While the Biden administration has benefited, both politically and economically, from low gasoline prices that came down after their early summer highs, OPEC producers are concerned about two things: a plunge in demand (and oil prices) and the G7’s plan to cap prices on Russia’s oil exports. OPEC wants to remain a seller’s cartel, not leave pricing up to consumers.
“The Biden administration and OPEC producers have different opinions about market conditions, or they’re concerned about different things,” said Samantha Gross, an energy security expert at the Brookings Institution. “They’re always going to do what’s best for them. We can’t expect them to go against their own interest to serve ours.”
Among the top officials attending the OPEC+ gathering in Vienna was Alexander Novak, Russia’s deputy prime minister. Novak has played an important role in helping the Kremlin to maintain diplomatic ties with other major oil producers, even as the United States and its Western allies have campaigned to diplomatically and economically isolate Russia after it invaded Ukraine.
The cartel’s decision also deals a symbolic blow to US efforts to strip Russia of tens of billions of dollars in oil revenue — a crucial lifeline for the country’s struggling economy — after the West accused the Kremlin of weaponising its energy supplies for geopolitical leverage.

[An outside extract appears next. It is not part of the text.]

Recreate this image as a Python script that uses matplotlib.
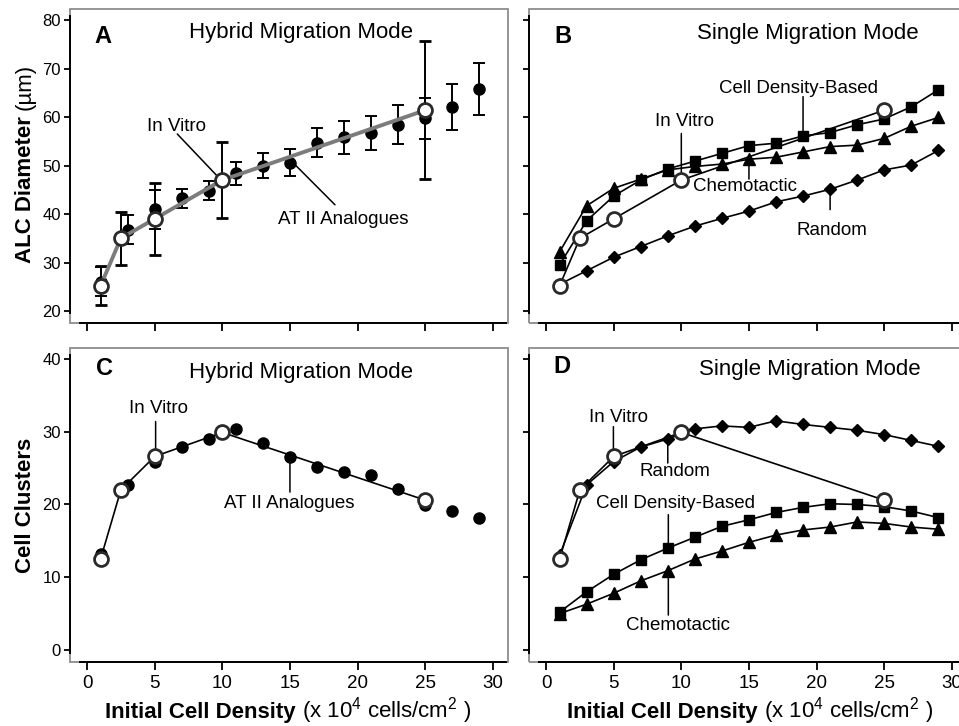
import matplotlib
matplotlib.use('Agg')
import matplotlib.pyplot as plt
from matplotlib.patches import Rectangle

plt.rcParams['font.family'] = ['Liberation Sans', 'DejaVu Sans']
plt.rcParams['mathtext.default'] = 'regular'

# ---------------- data ----------------
x_invitro = [1, 2.5, 5, 10, 25]
x_sim = [1, 3, 5, 7, 9, 11, 13, 15, 17, 19, 21, 23, 25, 27, 29]
x_ticks = [0, 5, 10, 15, 20, 25, 30]

alc_invitro = [25.2, 35.0, 39.0, 47.0, 61.4]
alc_invitro_err = [4.0, 5.5, 7.4, 7.9, 14.2]
alc_at2 = [26.0, 36.8, 41.0, 43.2, 44.8, 48.4, 50.0, 50.6, 54.7, 55.8, 56.8, 58.4, 59.7, 62.1, 65.8]
alc_at2_err = [3.0, 3.0, 4.0, 2.0, 2.0, 2.4, 2.6, 2.8, 3.0, 3.4, 3.5, 4.0, 4.2, 4.7, 5.3]
alc_random = [25.5, 28.3, 31.1, 33.3, 35.5, 37.5, 39.1, 40.6, 42.5, 43.7, 45.1, 47.0, 49.1, 50.1, 53.1]
alc_density = [29.5, 38.6, 43.7, 47.0, 49.3, 50.9, 52.5, 54.1, 54.6, 56.1, 56.8, 58.4, 59.6, 62.1, 65.6]
alc_chemo = [32.2, 41.7, 45.3, 47.2, 49.1, 49.8, 50.3, 51.3, 51.7, 52.8, 53.9, 54.2, 55.6, 58.1, 59.9]

clu_invitro = [12.5, 22.0, 26.6, 29.9, 20.6]
clu_at2 = [13.2, 22.7, 25.9, 27.9, 29.0, 30.4, 28.4, 26.5, 25.2, 24.5, 24.1, 22.1, 19.9, 19.1, 18.2]
clu_random = [13.0, 22.7, 25.9, 27.9, 29.0, 30.4, 30.8, 30.6, 31.5, 31.0, 30.6, 30.2, 29.6, 28.8, 28.0]
clu_density = [5.2, 8.0, 10.4, 12.4, 14.0, 15.5, 17.0, 17.9, 18.9, 19.6, 20.1, 20.0, 19.7, 19.1, 18.2]
clu_chemo = [5.0, 6.3, 7.8, 9.5, 10.9, 12.5, 13.6, 14.8, 15.8, 16.5, 16.9, 17.6, 17.4, 16.9, 16.6]

alc_yticks = [20, 30, 40, 50, 60, 70, 80]
clu_yticks = [0, 10, 20, 30, 40]

# ---------------- layout ----------------
W, H = 959, 726
fig = plt.figure(figsize=(W / 100, H / 100), dpi=100)

def box(l, t, w=438, h=314):
    return [l / W, 1 - (t + h) / H, w / W, h / H]

axA = fig.add_axes(box(70, 9))
axB = fig.add_axes(box(529, 9))
axC = fig.add_axes(box(70, 348))
axD = fig.add_axes(box(529, 348))

TXT = 13.5
EDGE = '#2a2a2a'


def style(ax, ylim, yticks, ybounds, xlabels, ylabels):
    ax.set_xlim(-1.26, 31.12)
    ax.set_ylim(*ylim)
    ax.set_xticks(x_ticks)
    ax.set_yticks(yticks)
    for s in ['top', 'right']:
        ax.spines[s].set_visible(False)
    for s in ['left', 'bottom']:
        ax.spines[s].set_linewidth(1.4)
        ax.spines[s].set_color('black')
    ax.spines['left'].set_bounds(*ybounds)
    ax.spines['bottom'].set_bounds(-0.5, 31.0)
    ax.add_patch(Rectangle((0, 0), 1, 1, transform=ax.transAxes, fill=False,
                           ec='#8c8c8c', lw=1.3, zorder=0.5, clip_on=False))
    ax.tick_params(axis='y', direction='out', length=4.5, width=1.3, pad=2,
                   labelsize=12, labelleft=ylabels)
    ax.tick_params(axis='x', direction='out', length=6, width=1.3, pad=3.5,
                   labelsize=13.5, labelbottom=xlabels)


def leader(ax, p0, p1):
    ax.annotate('', xy=p1, xytext=p0,
                arrowprops=dict(arrowstyle='-', lw=1.1, color='black',
                                shrinkA=0, shrinkB=0))


def heading(ax, letter, title, lx, ly, tx, ty):
    ax.text(lx, ly, letter, transform=ax.transAxes, fontsize=17,
            fontweight='bold', ha='center', va='center')
    ax.text(tx, ty, title, transform=ax.transAxes, fontsize=16,
            ha='center', va='center')

# ---------------- panel A ----------------
axA.errorbar(x_sim, alc_at2, yerr=alc_at2_err, fmt='o', color='black', ms=8,
             ecolor='black', elinewidth=1.4, capsize=4.5, capthick=1.4, zorder=3)
axA.errorbar(x_invitro, alc_invitro, yerr=alc_invitro_err, fmt='-o', color='#7c7c7c',
             lw=2.8, ms=10, mfc='white', mec=EDGE, mew=2.0, ecolor='black',
             elinewidth=1.4, capsize=4.5, capthick=1.4, zorder=4)
style(axA, (17.53, 82.27), alc_yticks, (19.6, 80.8), False, True)
heading(axA, 'A', 'Hybrid Migration Mode', 0.076, 0.914, 0.527, 0.924)
axA.text(6.65, 58.0, 'In Vitro', fontsize=TXT, ha='center', va='center')
leader(axA, (6.67, 56.5), (9.6, 47.9))
axA.text(18.95, 38.9, 'AT II Analogues', fontsize=TXT, ha='center', va='center')
leader(axA, (18.33, 41.9), (15.4, 50.1))

# ---------------- panel B ----------------
kw = dict(color='black', lw=1.2, zorder=3)
axB.plot(x_sim, alc_random, marker='D', ms=6.5, **kw)
axB.plot(x_sim, alc_density, marker='s', ms=7, **kw)
axB.plot(x_sim, alc_chemo, marker='^', ms=8, **kw)
axB.plot(x_invitro, alc_invitro, marker='o', ms=10, mfc='white', mec=EDGE, mew=2.0,
         color='black', lw=1.2, zorder=4)
style(axB, (17.53, 82.27), alc_yticks, (19.6, 80.8), False, False)
heading(axB, 'B', 'Single Migration Mode', 0.078, 0.912, 0.636, 0.923)
axB.text(18.65, 65.9, 'Cell Density-Based', fontsize=TXT, ha='center', va='center')
leader(axB, (19.0, 64.2), (19.0, 56.1))
axB.text(10.27, 59.0, 'In Vitro', fontsize=TXT, ha='center', va='center')
leader(axB, (10.0, 56.6), (10.0, 48.0))
axB.text(14.7, 45.6, 'Chemotactic', fontsize=TXT, ha='center', va='center')
leader(axB, (15.0, 50.5), (15.0, 47.2))
axB.text(21.16, 36.7, 'Random', fontsize=TXT, ha='center', va='center')
leader(axB, (21.0, 44.6), (21.0, 40.9))

# ---------------- panel C ----------------
axC.plot(x_sim, clu_at2, 'o', color='black', ms=8, zorder=3)
axC.plot(x_invitro, clu_invitro, marker='o', ms=10, mfc='white', mec=EDGE, mew=2.0,
         color='black', lw=1.2, zorder=4)
style(axC, (-1.65, 41.51), clu_yticks, (-0.4, 40.6), True, True)
heading(axC, 'C', 'Hybrid Migration Mode', 0.078, 0.935, 0.527, 0.923)
axC.text(5.27, 33.2, 'In Vitro', fontsize=TXT, ha='center', va='center')
leader(axC, (5.07, 31.4), (5.07, 27.3))
axC.text(14.95, 20.1, 'AT II Analogues', fontsize=TXT, ha='center', va='center')
leader(axC, (15.0, 21.7), (15.0, 25.7))

# ---------------- panel D ----------------
axD.plot(x_sim, clu_random, marker='D', ms=6.5, **kw)
axD.plot(x_sim, clu_density, marker='s', ms=7, **kw)
axD.plot(x_sim, clu_chemo, marker='^', ms=8, **kw)
axD.plot(x_invitro, clu_invitro, marker='o', ms=10, mfc='white', mec=EDGE, mew=2.0,
         color='black', lw=1.2, zorder=4)
style(axD, (-1.65, 41.51), clu_yticks, (-0.4, 40.6), True, False)
heading(axD, 'D', 'Single Migration Mode', 0.076, 0.94, 0.64, 0.93)
axD.text(5.34, 31.9, 'In Vitro', fontsize=TXT, ha='center', va='center')
leader(axD, (4.98, 30.7), (4.98, 27.0))
axD.text(9.53, 24.5, 'Random', fontsize=TXT, ha='center', va='center')
leader(axD, (9.0, 25.7), (9.0, 29.3))
axD.text(9.58, 20.2, 'Cell Density-Based', fontsize=TXT, ha='center', va='center')
leader(axD, (9.04, 18.6), (9.04, 14.0))
axD.text(9.78, 3.4, 'Chemotactic', fontsize=TXT, ha='center', va='center')
leader(axD, (9.04, 4.8), (9.04, 11.2))

# ---------------- axis labels (bold + regular parts) ----------------
renderer = fig.canvas.get_renderer()


def xlabel(xc_px, base_px, size=16):
    t1 = fig.text(0, 0, 'Initial Cell Density', fontsize=size, fontweight='bold',
                  ha='left', va='baseline')
    t2 = fig.text(0, 0, '(x 10$^4$ cells/cm$^2$ )', fontsize=size,
                  ha='left', va='baseline')
    sp = size * 0.28 * 100 / 72
    w1 = t1.get_window_extent(renderer).width
    w2 = t2.get_window_extent(renderer).width
    x0 = xc_px - (w1 + sp + w2) / 2
    y = (H - base_px) / H
    t1.set_position((x0 / W, y))
    t2.set_position(((x0 + w1 + sp) / W, y))


def ylabel(base_px, yc_px, bold, reg, size=16):
    t1 = fig.text(0, 0, bold, fontsize=size, fontweight='bold', rotation=90,
                  rotation_mode='anchor', ha='left', va='baseline')
    t2 = fig.text(0, 0, reg, fontsize=size, rotation=90,
                  rotation_mode='anchor', ha='left', va='baseline')
    sp = size * 0.28 * 100 / 72
    h1 = t1.get_window_extent(renderer).height
    h2 = t2.get_window_extent(renderer).height if reg else 0
    total = h1 + (sp + h2 if reg else 0)
    y0 = (H - yc_px) - total / 2
    t1.set_position((base_px / W, y0 / H))
    t2.set_position((base_px / W, (y0 + h1 + sp) / H))


xlabel(288, 718)
xlabel(750, 718)
ylabel(31, 163, 'ALC Diameter', '(µm)')
ylabel(31, 505, 'Cell Clusters', '')

fig.savefig('out.png', dpi=100)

If it’s a symbolic blow to Western efforts against Russia, the practical impact of the production cuts for Moscow could be negligible, Reed said. “They only formalise on paper the barrels Russia has already lost because of sanctions. Beyond that, they do little to protect Russia’s market share, since its customer base has shrunk so dramatically this year. It’s silly to frame this decision as a Saudi favor to Russia. This is about the bigger picture and a teetering global economy,” he added.
As Russia tightened its energy chokehold on Europe in recent months, natural gas prices shot through the roof, pitching Europe and much of the world into a grave energy crisis that has fueled unrest and forced governments to declare emergency interventions in order to stabilise markets.
With emerging market economies already struggling to cope with soaring energy prices and costs of living, the White House and experts warned that OPEC’s move will have a particularly harsh effect on nations that are hostage to global oil prices.
“Rising energy prices always have a nastier impact on the developing world, sadly,” Gross said. “And in the atmosphere we have right now, with a rising dollar, which makes those prices even relatively higher, no question this is particularly hard on the global south.”